Selected from a record-breaking applicant pool, it’s the
biggest class in Moravian history: 386 students. The previous high
mark for enrollment was the Class of 2004, when 378 freshmen were
enrolled.
It has the highest median SAT score. More than half these incoming
freshmen were in the top 20 percent of their high school class,
and more than 30 percent were ranked in the top 10 percent of their
high school class.
It has an unusually large number of up-and-coming leaders:
- 187,
nearly half the freshmen, were members of the National Honor
Society.
- 126
were team captains in an athletic program.
- 106
were high school class officers.
- 41
are Comenius Scholars.
- 40
are students of color (an unprecedented 10 percent of the new
class).
- 18
were editors of their high school newspapers.
- 3
have performed at Carnegie Hall.
“This is one of the strongest classes ever to enroll at
Moravian,” said James Mackin, director of admissions.

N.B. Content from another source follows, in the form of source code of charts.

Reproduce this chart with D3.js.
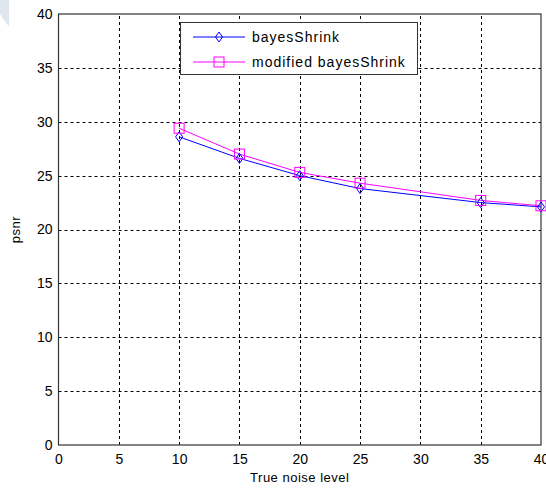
<!DOCTYPE html>
<html>
<head>
<meta charset="utf-8">
<script src="https://cdn.jsdelivr.net/npm/d3@7"></script>
<style>
body{margin:0;background:#fff}
svg text{font-family:Arial,"Liberation Sans",sans-serif;fill:#000}
</style>
</head>
<body>
<div id="chart"></div>
<script>
// noise levels and psnr values
var noise=[10,15,20,25,35,40]
var bayes=[28.6,26.6,25.0,23.8,22.5,22.1]
var modBayes=[29.4,27.0,25.3,24.3,22.7,22.2]
var xTicks=[0,5,10,15,20,25,30,35,40]
var yTicks=[0,5,10,15,20,25,30,35,40]
var seriesNames=['bayesShrink','modified bayesShrink']

var W=546,H=490
var svg=d3.select('#chart').append('svg').attr('width',W).attr('height',H)

// faint corner artifact
svg.append('path').attr('d','M0,0 L9,0 L9,27 L0,14 Z').attr('fill','#dfe6ee')

var x=d3.scaleLinear().domain([0,40]).range([58.5,541])
var y=d3.scaleLinear().domain([0,40]).range([445,14])

var g=svg.append('g')

// grid
g.selectAll('.gx').data(xTicks.slice(1,-1)).enter().append('line')
	.attr('x1',function(d){return Math.round(x(d))+0.5}).attr('x2',function(d){return Math.round(x(d))+0.5})
	.attr('y1',y(0)).attr('y2',y(40))
	.attr('stroke','#000').attr('stroke-dasharray','3,3')
g.selectAll('.gy').data(yTicks.slice(1,-1)).enter().append('line')
	.attr('y1',function(d){return Math.round(y(d))+0.5}).attr('y2',function(d){return Math.round(y(d))+0.5})
	.attr('x1',x(0)).attr('x2',x(40))
	.attr('stroke','#000').attr('stroke-dasharray','3,3')

// box
g.append('rect').attr('x',x(0)).attr('y',y(40)).attr('width',x(40)-x(0)).attr('height',y(0)-y(40))
	.attr('fill','none').attr('stroke','#333').attr('stroke-width',1.2)

// axes
var xa=g.append('g').attr('transform','translate(0,'+y(0)+')')
	.call(d3.axisBottom(x).tickValues(xTicks).tickSize(0).tickPadding(9).tickFormat(d3.format('d')))
var ya=g.append('g').attr('transform','translate('+x(0)+',0)')
	.call(d3.axisLeft(y).tickValues(yTicks).tickSize(0).tickPadding(6).tickFormat(d3.format('d')))
xa.select('.domain').remove()
ya.select('.domain').remove()
xa.selectAll('text').attr('font-size',14).attr('font-family','Arial,"Liberation Sans",sans-serif').attr('fill','#000')
ya.selectAll('text').attr('font-size',14).attr('font-family','Arial,"Liberation Sans",sans-serif').attr('fill','#000')

svg.append('text').attr('x',(x(0)+x(40))/2).attr('y',482).attr('text-anchor','middle')
	.attr('font-size',13).attr('letter-spacing',0.5).text('True noise level')
svg.append('text').attr('transform','translate(20,'+((y(0)+y(40))/2)+') rotate(-90)')
	.attr('text-anchor','middle').attr('font-size',13).attr('letter-spacing',0.5).text('psnr')

var line=d3.line().x(function(d){return x(d[0])}).y(function(d){return y(d[1])})
var blue='#0000ff',pink='#ff00ff'
var d1=noise.map(function(n,i){return [n,bayes[i]]})
var d2=noise.map(function(n,i){return [n,modBayes[i]]})

function diamond(sel,cx,cy){
	sel.append('path').attr('d','M'+cx+','+(cy-5)+' L'+(cx+3.5)+','+cy+' L'+cx+','+(cy+5)+' L'+(cx-3.5)+','+cy+' Z')
		.attr('fill','none').attr('stroke',blue)
}
function square(sel,cx,cy){
	sel.append('rect').attr('x',cx-5).attr('y',cy-5).attr('width',10).attr('height',10)
		.attr('fill','none').attr('stroke',pink)
}

g.append('path').datum(d1).attr('d',line).attr('fill','none').attr('stroke',blue)
g.append('path').datum(d2).attr('d',line).attr('fill','none').attr('stroke',pink)
d1.forEach(function(d){diamond(g,x(d[0]),y(d[1]))})
d2.forEach(function(d){square(g,x(d[0]),y(d[1]))})

// legend
var lg=svg.append('g')
lg.append('rect').attr('x',180.5).attr('y',22.5).attr('width',237).attr('height',52)
	.attr('fill','#fff').attr('stroke','#333')
var colors=[blue,pink]
seriesNames.forEach(function(n,i){
	var ly=37+i*25
	lg.append('line').attr('x1',193).attr('x2',245).attr('y1',ly).attr('y2',ly).attr('stroke',colors[i])
	if(i==0) diamond(lg,219,ly)
	else square(lg,219,ly)
	lg.append('text').attr('x',252).attr('y',ly+5).attr('font-size',14).attr('letter-spacing',1).text(n)
})
</script>
</body>
</html>
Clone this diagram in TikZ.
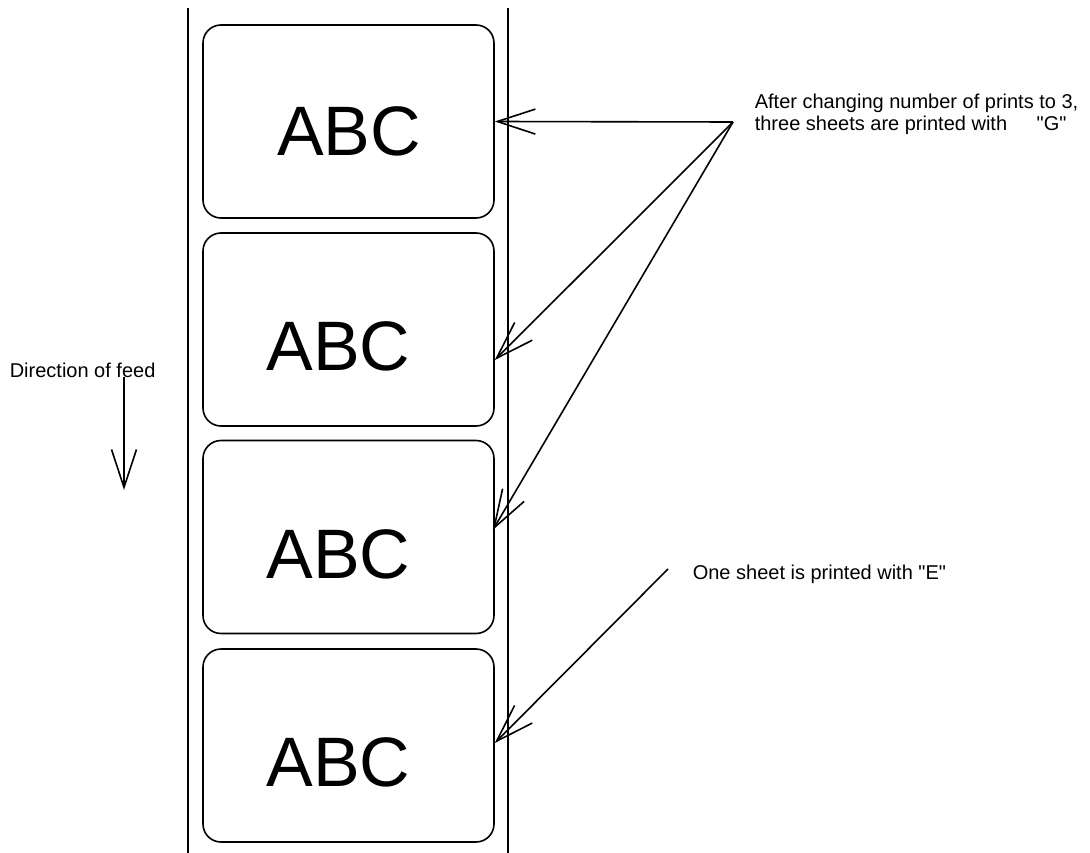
\documentclass[tikz,border=0pt]{standalone}
\usepackage{fontspec}
\setmainfont{Liberation Sans}
\usetikzlibrary{arrows.meta}
\tikzset{
    sheet-box/.style = {draw, rectangle, rounded corners=18pt, minimum width=291pt, minimum height=193pt, inner sep=0pt},
    sheet-text/.style = {font=\fontsize{70}{70}\selectfont, inner sep=0pt, anchor=base},
    note-text/.style = {font=\fontsize{20}{22}\selectfont, inner sep=0pt, align=left},
    pointer/.style = {draw, -{Straight Barb[length=38pt,width=25pt]}},
}

\begin{document}
\begin{tikzpicture}[x=1pt, y=-1pt, line width=1.6pt]
\useasboundingbox (0,0) rectangle (1090,853);
% paper strip
\draw (188,8) -- (188,853);
\draw (508,8) -- (508,853);
% sheets on the strip
\node [sheet-box] (s1) at (348.5,121.5) {};
\node [sheet-box] (s2) at (348.5,329.5) {};
\node [sheet-box] (s3) at (348.5,537) {};
\node [sheet-box] (s4) at (348.5,745.5) {};
\node [sheet-text] (t1) at (349,156) {ABC};
\node [sheet-text] (t2) at (338.5,370) {ABC};
\node [sheet-text] (t3) at (338.5,578) {ABC};
\node [sheet-text] (t4) at (338.5,786) {ABC};
% notes
\node [note-text, anchor=north west] (multi) at (754,93) {After changing number of prints to 3,\\three sheets are printed with \hspace{24pt}\textquotedbl G\textquotedbl};
\node [note-text, anchor=base west] (single) at (692,579) {One sheet is printed with \textquotedbl E\textquotedbl};
\node [note-text, anchor=base west] (feed) at (9,377) {Direction of feed};
\coordinate (apex) at (733,122);
\coordinate (single-start) at (668,569);
\coordinate (feed-top) at (124,377);
\coordinate (feed-end) at (124,490);
% pointers
\draw [pointer] (apex) -- (s1.east);
\draw [pointer] (apex) -- ([yshift=-30.5pt]s2.east);
\draw [pointer] (apex) -- ([xshift=-2pt,yshift=7pt]s3.east);
\draw [pointer] (single-start) -- ([yshift=2.5pt]s4.east);
\draw [pointer] (feed-top) -- (feed-end);
\end{tikzpicture}
\end{document}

And it has the College bursting at the seams. There simply is not
enough dorm space for so many students!
But fear not: no one is sleeping in a tent on the Quad. Other facilities
have been pressed into service.
There are students on the top floor of the Health Center building.
There are students in the house at 1319 Main Street, whose former
tenants were International Studies and Institutional Diversity/Multicultural
Affairs, now in Monocacy Hall. Five other houses have been pressed
into service to hold students: three on West Greenwich Street (including
one next to the Office of Campus Safety, so the students can feel
very secure), one on Iron Street, and one on Monocacy Street.
“Everything was ready for the start of the new term except the house
on Monocacy Street,” says Robert Windolph, dean of student
life in the Office of Student Affairs. “The students assigned
to this location had to spend the month of September in the Hotel
Bethlehem waiting for the unit to be ready for occupancy.”
There also are students on the top floor of little Hamilton Hall.
Formerly, the Philosophy Department was on the first floor and the
Sociology Department on the second. Philosophy has moved to Zinzendorf
Hall and Sociology to the Priscilla Payne Hurd Academic Complex.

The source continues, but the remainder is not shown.